_Given data_:
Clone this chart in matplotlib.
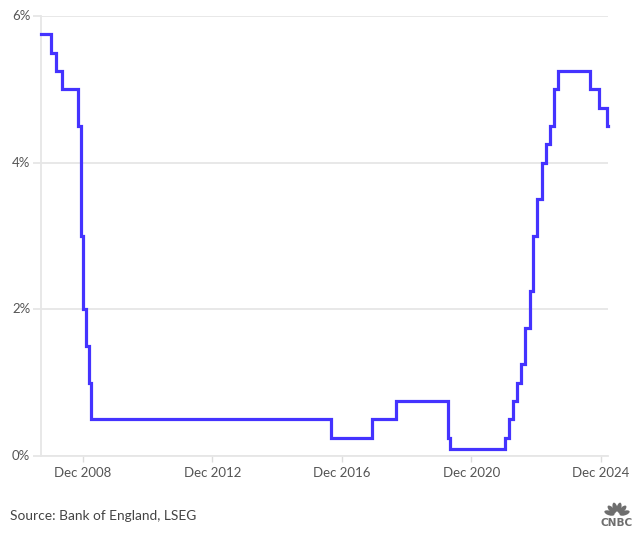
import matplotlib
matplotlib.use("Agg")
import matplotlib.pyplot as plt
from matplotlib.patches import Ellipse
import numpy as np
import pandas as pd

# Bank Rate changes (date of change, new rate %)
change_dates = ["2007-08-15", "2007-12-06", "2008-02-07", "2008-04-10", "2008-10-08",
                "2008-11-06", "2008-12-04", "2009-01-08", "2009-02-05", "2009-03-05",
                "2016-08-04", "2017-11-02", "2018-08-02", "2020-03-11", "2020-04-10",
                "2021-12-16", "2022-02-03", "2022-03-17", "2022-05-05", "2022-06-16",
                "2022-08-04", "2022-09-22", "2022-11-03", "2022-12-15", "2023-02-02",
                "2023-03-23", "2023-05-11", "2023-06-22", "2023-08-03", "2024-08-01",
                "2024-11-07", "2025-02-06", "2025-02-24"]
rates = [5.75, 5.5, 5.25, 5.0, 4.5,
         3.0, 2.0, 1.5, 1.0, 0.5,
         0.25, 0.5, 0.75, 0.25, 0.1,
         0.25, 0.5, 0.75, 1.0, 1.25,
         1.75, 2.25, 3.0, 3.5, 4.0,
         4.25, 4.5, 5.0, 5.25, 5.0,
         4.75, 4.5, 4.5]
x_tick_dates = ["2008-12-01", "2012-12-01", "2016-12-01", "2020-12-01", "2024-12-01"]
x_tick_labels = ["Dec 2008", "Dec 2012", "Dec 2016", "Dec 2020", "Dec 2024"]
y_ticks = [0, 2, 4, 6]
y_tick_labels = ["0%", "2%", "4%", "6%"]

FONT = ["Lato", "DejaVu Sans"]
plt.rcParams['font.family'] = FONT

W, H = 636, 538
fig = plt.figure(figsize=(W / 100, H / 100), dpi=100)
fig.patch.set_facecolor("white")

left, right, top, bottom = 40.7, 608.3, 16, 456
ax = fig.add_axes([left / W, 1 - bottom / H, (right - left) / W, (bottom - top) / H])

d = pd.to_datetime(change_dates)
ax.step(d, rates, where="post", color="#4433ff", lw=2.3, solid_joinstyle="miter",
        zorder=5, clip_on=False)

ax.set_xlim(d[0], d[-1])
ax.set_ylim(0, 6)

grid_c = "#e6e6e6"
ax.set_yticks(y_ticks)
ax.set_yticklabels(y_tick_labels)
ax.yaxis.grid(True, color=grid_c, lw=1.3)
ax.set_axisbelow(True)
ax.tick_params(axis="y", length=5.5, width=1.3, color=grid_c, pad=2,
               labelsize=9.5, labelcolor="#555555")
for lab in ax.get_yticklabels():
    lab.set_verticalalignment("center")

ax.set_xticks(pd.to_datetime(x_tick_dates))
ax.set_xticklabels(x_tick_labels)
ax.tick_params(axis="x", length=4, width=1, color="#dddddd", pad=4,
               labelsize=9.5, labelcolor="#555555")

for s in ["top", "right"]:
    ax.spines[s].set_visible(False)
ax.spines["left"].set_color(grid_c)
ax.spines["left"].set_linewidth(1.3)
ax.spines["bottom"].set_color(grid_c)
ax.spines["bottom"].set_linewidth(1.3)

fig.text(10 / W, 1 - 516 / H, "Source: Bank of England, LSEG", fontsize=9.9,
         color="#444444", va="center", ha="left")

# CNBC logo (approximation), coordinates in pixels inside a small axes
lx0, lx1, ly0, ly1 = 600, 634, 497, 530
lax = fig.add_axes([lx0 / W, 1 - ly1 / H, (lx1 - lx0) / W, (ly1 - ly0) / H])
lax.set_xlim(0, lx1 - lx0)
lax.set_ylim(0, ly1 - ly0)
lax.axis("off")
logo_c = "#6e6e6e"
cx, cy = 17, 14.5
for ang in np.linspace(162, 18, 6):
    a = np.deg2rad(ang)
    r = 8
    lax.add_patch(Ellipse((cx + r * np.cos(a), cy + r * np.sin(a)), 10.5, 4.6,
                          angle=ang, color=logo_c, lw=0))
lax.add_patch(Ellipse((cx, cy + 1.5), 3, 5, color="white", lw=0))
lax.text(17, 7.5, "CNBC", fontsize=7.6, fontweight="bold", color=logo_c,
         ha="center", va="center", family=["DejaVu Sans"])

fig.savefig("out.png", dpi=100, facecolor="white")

_Directive_:
All of the data above should be transcribed verbatim, with pictures omitted.

_Worked solution_:
Clone this chart in matplotlib.
import matplotlib
matplotlib.use("Agg")
import matplotlib.pyplot as plt
from matplotlib.patches import Ellipse
import numpy as np
import pandas as pd

# Bank Rate changes (date of change, new rate %)
change_dates = ["2007-08-15", "2007-12-06", "2008-02-07", "2008-04-10", "2008-10-08",
                "2008-11-06", "2008-12-04", "2009-01-08", "2009-02-05", "2009-03-05",
                "2016-08-04", "2017-11-02", "2018-08-02", "2020-03-11", "2020-04-10",
                "2021-12-16", "2022-02-03", "2022-03-17", "2022-05-05", "2022-06-16",
                "2022-08-04", "2022-09-22", "2022-11-03", "2022-12-15", "2023-02-02",
                "2023-03-23", "2023-05-11", "2023-06-22", "2023-08-03", "2024-08-01",
                "2024-11-07", "2025-02-06", "2025-02-24"]
rates = [5.75, 5.5, 5.25, 5.0, 4.5,
         3.0, 2.0, 1.5, 1.0, 0.5,
         0.25, 0.5, 0.75, 0.25, 0.1,
         0.25, 0.5, 0.75, 1.0, 1.25,
         1.75, 2.25, 3.0, 3.5, 4.0,
         4.25, 4.5, 5.0, 5.25, 5.0,
         4.75, 4.5, 4.5]
x_tick_dates = ["2008-12-01", "2012-12-01", "2016-12-01", "2020-12-01", "2024-12-01"]
x_tick_labels = ["Dec 2008", "Dec 2012", "Dec 2016", "Dec 2020", "Dec 2024"]
y_ticks = [0, 2, 4, 6]
y_tick_labels = ["0%", "2%", "4%", "6%"]

FONT = ["Lato", "DejaVu Sans"]
plt.rcParams['font.family'] = FONT

W, H = 636, 538
fig = plt.figure(figsize=(W / 100, H / 100), dpi=100)
fig.patch.set_facecolor("white")

left, right, top, bottom = 40.7, 608.3, 16, 456
ax = fig.add_axes([left / W, 1 - bottom / H, (right - left) / W, (bottom - top) / H])

d = pd.to_datetime(change_dates)
ax.step(d, rates, where="post", color="#4433ff", lw=2.3, solid_joinstyle="miter",
        zorder=5, clip_on=False)

ax.set_xlim(d[0], d[-1])
ax.set_ylim(0, 6)

grid_c = "#e6e6e6"
ax.set_yticks(y_ticks)
ax.set_yticklabels(y_tick_labels)
ax.yaxis.grid(True, color=grid_c, lw=1.3)
ax.set_axisbelow(True)
ax.tick_params(axis="y", length=5.5, width=1.3, color=grid_c, pad=2,
               labelsize=9.5, labelcolor="#555555")
for lab in ax.get_yticklabels():
    lab.set_verticalalignment("center")

ax.set_xticks(pd.to_datetime(x_tick_dates))
ax.set_xticklabels(x_tick_labels)
ax.tick_params(axis="x", length=4, width=1, color="#dddddd", pad=4,
               labelsize=9.5, labelcolor="#555555")

for s in ["top", "right"]:
    ax.spines[s].set_visible(False)
ax.spines["left"].set_color(grid_c)
ax.spines["left"].set_linewidth(1.3)
ax.spines["bottom"].set_color(grid_c)
ax.spines["bottom"].set_linewidth(1.3)

fig.text(10 / W, 1 - 516 / H, "Source: Bank of England, LSEG", fontsize=9.9,
         color="#444444", va="center", ha="left")

# CNBC logo (approximation), coordinates in pixels inside a small axes
lx0, lx1, ly0, ly1 = 600, 634, 497, 530
lax = fig.add_axes([lx0 / W, 1 - ly1 / H, (lx1 - lx0) / W, (ly1 - ly0) / H])
lax.set_xlim(0, lx1 - lx0)
lax.set_ylim(0, ly1 - ly0)
lax.axis("off")
logo_c = "#6e6e6e"
cx, cy = 17, 14.5
for ang in np.linspace(162, 18, 6):
    a = np.deg2rad(ang)
    r = 8
    lax.add_patch(Ellipse((cx + r * np.cos(a), cy + r * np.sin(a)), 10.5, 4.6,
                          angle=ang, color=logo_c, lw=0))
lax.add_patch(Ellipse((cx, cy + 1.5), 3, 5, color="white", lw=0))
lax.text(17, 7.5, "CNBC", fontsize=7.6, fontweight="bold", color=logo_c,
         ha="center", va="center", family=["DejaVu Sans"])

fig.savefig("out.png", dpi=100, facecolor="white")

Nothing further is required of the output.